Problem statement: Each line below must be set down exactly; omit any image you find.

Recorded information:
******************************

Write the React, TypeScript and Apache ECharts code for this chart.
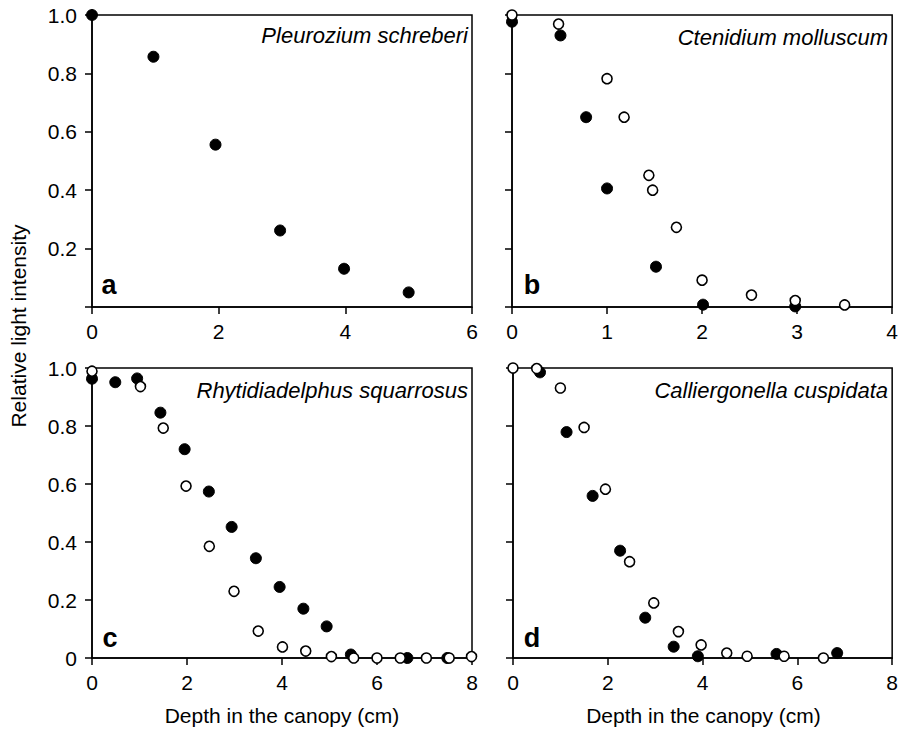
import React, { useEffect, useRef } from "react";
import * as echarts from "echarts";

// Panel a: Pleurozium schreberi (filled only)
const aFilled: [number, number][] = [
  [0, 1.0], [0.97, 0.857], [1.95, 0.556], [2.97, 0.262], [3.98, 0.131], [5.0, 0.05],
];
// Panel b: Ctenidium molluscum
const bFilled: [number, number][] = [
  [0, 0.977], [0.51, 0.93], [0.78, 0.65], [1.0, 0.406], [1.515, 0.138], [2.01, 0.008], [2.98, 0.002],
];
const bOpen: [number, number][] = [
  [0, 1.0], [0.49, 0.969], [1.0, 0.782], [1.18, 0.65], [1.44, 0.451], [1.48, 0.4],
  [1.73, 0.273], [2.0, 0.092], [2.52, 0.041], [2.98, 0.022], [3.5, 0.007],
];
// Panel c: Rhytidiadelphus squarrosus
const cFilled: [number, number][] = [
  [0, 0.963], [0.49, 0.951], [0.95, 0.964], [1.44, 0.846], [1.95, 0.72], [2.46, 0.574],
  [2.94, 0.452], [3.45, 0.344], [3.95, 0.245], [4.45, 0.17], [4.94, 0.109], [5.45, 0.012],
  [6.64, 0.0], [7.48, 0.0],
];
const cOpen: [number, number][] = [
  [0, 0.989], [1.02, 0.936], [1.5, 0.793], [1.98, 0.593], [2.47, 0.385], [2.99, 0.23],
  [3.5, 0.093], [4.01, 0.038], [4.5, 0.024], [5.04, 0.005], [5.51, 0.0], [6.0, 0.0],
  [6.49, 0.0], [7.04, 0.0], [7.52, 0.0], [7.99, 0.005],
];
// Panel d: Calliergonella cuspidata
const dFilled: [number, number][] = [
  [0.57, 0.985], [1.13, 0.779], [1.68, 0.559], [2.26, 0.37], [2.79, 0.139], [3.39, 0.039],
  [3.9, 0.006], [5.56, 0.014], [6.84, 0.017],
];
const dOpen: [number, number][] = [
  [0, 1.0], [0.5, 0.998], [1.0, 0.931], [1.5, 0.795], [1.95, 0.582], [2.46, 0.332],
  [2.97, 0.19], [3.49, 0.091], [3.97, 0.045], [4.51, 0.017], [4.94, 0.006], [5.72, 0.006],
  [6.55, 0.0],
];

const species = ["Pleurozium schreberi", "Ctenidium molluscum", "Rhytidiadelphus squarrosus", "Calliergonella cuspidata"];
const letters = ["a", "b", "c", "d"];
const xMax = [6, 4, 8, 8];
const xInterval = [2, 1, 2, 2];
const yTicks = [0, 0.2, 0.4, 0.6, 0.8, 1.0];
const xTitle = "Depth in the canopy (cm)";
const yTitle = "Relative light intensity";

const FONT = "'Liberation Sans', Arial, sans-serif";

export default function App() {
  const ref = useRef<HTMLDivElement>(null);
  useEffect(() => {
    document.body.style.margin = "0";
    if (!ref.current) return;
    const chart = echarts.init(ref.current, null, { renderer: "svg" });
    const boxes = [
      { left: 92, top: 15, width: 380, height: 292 },
      { left: 512, top: 15, width: 381, height: 292 },
      { left: 92, top: 368, width: 380, height: 290 },
      { left: 513, top: 368, width: 381, height: 290 },
    ];
    const grids = boxes.map((g) => ({ ...g, show: true, borderColor: "#000", borderWidth: 1.5, backgroundColor: "transparent" }));

    const xAxes = [0, 1, 2, 3].map((i) => ({
      type: "value",
      gridIndex: i,
      min: 0,
      max: xMax[i],
      interval: xInterval[i],
      axisLine: { show: true, onZero: false, lineStyle: { color: "#000", width: 1.5 } },
      axisTick: { show: true, inside: false, length: 7, lineStyle: { color: "#000", width: 1.5 } },
      axisLabel: { color: "#000", fontSize: 21, fontFamily: FONT, margin: 14 },
      splitLine: { show: false },
    }));

    const yAxes = [0, 1, 2, 3].map((i) => ({
      type: "value",
      gridIndex: i,
      min: 0,
      max: 1,
      interval: 0.2,
      axisLine: { show: true, onZero: false, lineStyle: { color: "#000", width: 1.5 } },
      axisTick: { show: true, inside: false, length: 7, lineStyle: { color: "#000", width: 1.5 } },
      axisLabel: {
        show: i === 0 || i === 2,
        color: "#000",
        fontSize: 21,
        fontFamily: FONT,
        margin: 15,
        formatter: (v: number) => {
          const t = yTicks.find((y) => Math.abs(y - v) < 1e-6);
          if (t === undefined) return "";
          if (t === 0) return i === 0 ? "" : "0";
          return t.toFixed(1);
        },
      },
      splitLine: { show: false },
    }));

    const filledStyle = { color: "#000", borderColor: "#000", borderWidth: 1, opacity: 1 };
    const openStyle = { color: "#fff", borderColor: "#000", borderWidth: 1.6, opacity: 1 };
    const mk = (data: [number, number][], i: number, open: boolean) => ({
      type: "scatter",
      xAxisIndex: i,
      yAxisIndex: i,
      data,
      symbol: "circle",
      symbolSize: open ? 10 : 11,
      itemStyle: open ? openStyle : filledStyle,
      clip: false,
      z: open ? 3 : 2,
    });

    const labelPos = [
      { lx: 109, ly: 285, sx: 468, sy: 35 },
      { lx: 532, ly: 285, sx: 888, sy: 37 },
      { lx: 110, ly: 638, sx: 468, sy: 390 },
      { lx: 532, ly: 638, sx: 888, sy: 390 },
    ];
    const graphics: any[] = [];
    labelPos.forEach((p, i) => {
      graphics.push({
        type: "text",
        x: p.sx,
        y: p.sy,
        style: { text: species[i], fill: "#000", font: `italic 22px ${FONT}`, textAlign: "right", textVerticalAlign: "middle" },
      });
      graphics.push({
        type: "text",
        x: p.lx,
        y: p.ly,
        style: { text: letters[i], fill: "#000", font: `bold 27px ${FONT}`, textAlign: "center", textVerticalAlign: "middle" },
      });
    });
    [2, 3].forEach((i) => {
      const b = boxes[i];
      graphics.push({
        type: "text",
        x: b.left + b.width / 2,
        y: 715,
        style: { text: xTitle, fill: "#000", font: `21px ${FONT}`, textAlign: "center", textVerticalAlign: "middle" },
      });
    });
    graphics.push({
      type: "text",
      x: 18,
      y: 326,
      rotation: Math.PI / 2,
      style: { text: yTitle, fill: "#000", font: `21px ${FONT}`, textAlign: "center", textVerticalAlign: "middle" },
    });

    chart.setOption({
      animation: false,
      backgroundColor: "#fff",
      grid: grids,
      xAxis: xAxes,
      yAxis: yAxes,
      graphic: graphics,
      series: [
        mk(aFilled, 0, false),
        mk(bFilled, 1, false),
        mk(bOpen, 1, true),
        mk(cFilled, 2, false),
        mk(cOpen, 2, true),
        mk(dFilled, 3, false),
        mk(dOpen, 3, true),
      ],
    });
    return () => chart.dispose();
  }, []);
  return <div ref={ref} style={{ width: 901, height: 730 }} />;
}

******************************

Expected answer:
Write the React, TypeScript and Apache ECharts code for this chart.
import React, { useEffect, useRef } from "react";
import * as echarts from "echarts";

// Panel a: Pleurozium schreberi (filled only)
const aFilled: [number, number][] = [
  [0, 1.0], [0.97, 0.857], [1.95, 0.556], [2.97, 0.262], [3.98, 0.131], [5.0, 0.05],
];
// Panel b: Ctenidium molluscum
const bFilled: [number, number][] = [
  [0, 0.977], [0.51, 0.93], [0.78, 0.65], [1.0, 0.406], [1.515, 0.138], [2.01, 0.008], [2.98, 0.002],
];
const bOpen: [number, number][] = [
  [0, 1.0], [0.49, 0.969], [1.0, 0.782], [1.18, 0.65], [1.44, 0.451], [1.48, 0.4],
  [1.73, 0.273], [2.0, 0.092], [2.52, 0.041], [2.98, 0.022], [3.5, 0.007],
];
// Panel c: Rhytidiadelphus squarrosus
const cFilled: [number, number][] = [
  [0, 0.963], [0.49, 0.951], [0.95, 0.964], [1.44, 0.846], [1.95, 0.72], [2.46, 0.574],
  [2.94, 0.452], [3.45, 0.344], [3.95, 0.245], [4.45, 0.17], [4.94, 0.109], [5.45, 0.012],
  [6.64, 0.0], [7.48, 0.0],
];
const cOpen: [number, number][] = [
  [0, 0.989], [1.02, 0.936], [1.5, 0.793], [1.98, 0.593], [2.47, 0.385], [2.99, 0.23],
  [3.5, 0.093], [4.01, 0.038], [4.5, 0.024], [5.04, 0.005], [5.51, 0.0], [6.0, 0.0],
  [6.49, 0.0], [7.04, 0.0], [7.52, 0.0], [7.99, 0.005],
];
// Panel d: Calliergonella cuspidata
const dFilled: [number, number][] = [
  [0.57, 0.985], [1.13, 0.779], [1.68, 0.559], [2.26, 0.37], [2.79, 0.139], [3.39, 0.039],
  [3.9, 0.006], [5.56, 0.014], [6.84, 0.017],
];
const dOpen: [number, number][] = [
  [0, 1.0], [0.5, 0.998], [1.0, 0.931], [1.5, 0.795], [1.95, 0.582], [2.46, 0.332],
  [2.97, 0.19], [3.49, 0.091], [3.97, 0.045], [4.51, 0.017], [4.94, 0.006], [5.72, 0.006],
  [6.55, 0.0],
];

const species = ["Pleurozium schreberi", "Ctenidium molluscum", "Rhytidiadelphus squarrosus", "Calliergonella cuspidata"];
const letters = ["a", "b", "c", "d"];
const xMax = [6, 4, 8, 8];
const xInterval = [2, 1, 2, 2];
const yTicks = [0, 0.2, 0.4, 0.6, 0.8, 1.0];
const xTitle = "Depth in the canopy (cm)";
const yTitle = "Relative light intensity";

const FONT = "'Liberation Sans', Arial, sans-serif";

export default function App() {
  const ref = useRef<HTMLDivElement>(null);
  useEffect(() => {
    document.body.style.margin = "0";
    if (!ref.current) return;
    const chart = echarts.init(ref.current, null, { renderer: "svg" });
    const boxes = [
      { left: 92, top: 15, width: 380, height: 292 },
      { left: 512, top: 15, width: 381, height: 292 },
      { left: 92, top: 368, width: 380, height: 290 },
      { left: 513, top: 368, width: 381, height: 290 },
    ];
    const grids = boxes.map((g) => ({ ...g, show: true, borderColor: "#000", borderWidth: 1.5, backgroundColor: "transparent" }));

    const xAxes = [0, 1, 2, 3].map((i) => ({
      type: "value",
      gridIndex: i,
      min: 0,
      max: xMax[i],
      interval: xInterval[i],
      axisLine: { show: true, onZero: false, lineStyle: { color: "#000", width: 1.5 } },
      axisTick: { show: true, inside: false, length: 7, lineStyle: { color: "#000", width: 1.5 } },
      axisLabel: { color: "#000", fontSize: 21, fontFamily: FONT, margin: 14 },
      splitLine: { show: false },
    }));

    const yAxes = [0, 1, 2, 3].map((i) => ({
      type: "value",
      gridIndex: i,
      min: 0,
      max: 1,
      interval: 0.2,
      axisLine: { show: true, onZero: false, lineStyle: { color: "#000", width: 1.5 } },
      axisTick: { show: true, inside: false, length: 7, lineStyle: { color: "#000", width: 1.5 } },
      axisLabel: {
        show: i === 0 || i === 2,
        color: "#000",
        fontSize: 21,
        fontFamily: FONT,
        margin: 15,
        formatter: (v: number) => {
          const t = yTicks.find((y) => Math.abs(y - v) < 1e-6);
          if (t === undefined) return "";
          if (t === 0) return i === 0 ? "" : "0";
          return t.toFixed(1);
        },
      },
      splitLine: { show: false },
    }));

    const filledStyle = { color: "#000", borderColor: "#000", borderWidth: 1, opacity: 1 };
    const openStyle = { color: "#fff", borderColor: "#000", borderWidth: 1.6, opacity: 1 };
    const mk = (data: [number, number][], i: number, open: boolean) => ({
      type: "scatter",
      xAxisIndex: i,
      yAxisIndex: i,
      data,
      symbol: "circle",
      symbolSize: open ? 10 : 11,
      itemStyle: open ? openStyle : filledStyle,
      clip: false,
      z: open ? 3 : 2,
    });

    const labelPos = [
      { lx: 109, ly: 285, sx: 468, sy: 35 },
      { lx: 532, ly: 285, sx: 888, sy: 37 },
      { lx: 110, ly: 638, sx: 468, sy: 390 },
      { lx: 532, ly: 638, sx: 888, sy: 390 },
    ];
    const graphics: any[] = [];
    labelPos.forEach((p, i) => {
      graphics.push({
        type: "text",
        x: p.sx,
        y: p.sy,
        style: { text: species[i], fill: "#000", font: `italic 22px ${FONT}`, textAlign: "right", textVerticalAlign: "middle" },
      });
      graphics.push({
        type: "text",
        x: p.lx,
        y: p.ly,
        style: { text: letters[i], fill: "#000", font: `bold 27px ${FONT}`, textAlign: "center", textVerticalAlign: "middle" },
      });
    });
    [2, 3].forEach((i) => {
      const b = boxes[i];
      graphics.push({
        type: "text",
        x: b.left + b.width / 2,
        y: 715,
        style: { text: xTitle, fill: "#000", font: `21px ${FONT}`, textAlign: "center", textVerticalAlign: "middle" },
      });
    });
    graphics.push({
      type: "text",
      x: 18,
      y: 326,
      rotation: Math.PI / 2,
      style: { text: yTitle, fill: "#000", font: `21px ${FONT}`, textAlign: "center", textVerticalAlign: "middle" },
    });

    chart.setOption({
      animation: false,
      backgroundColor: "#fff",
      grid: grids,
      xAxis: xAxes,
      yAxis: yAxes,
      graphic: graphics,
      series: [
        mk(aFilled, 0, false),
        mk(bFilled, 1, false),
        mk(bOpen, 1, true),
        mk(cFilled, 2, false),
        mk(cOpen, 2, true),
        mk(dFilled, 3, false),
        mk(dOpen, 3, true),
      ],
    });
    return () => chart.dispose();
  }, []);
  return <div ref={ref} style={{ width: 901, height: 730 }} />;
}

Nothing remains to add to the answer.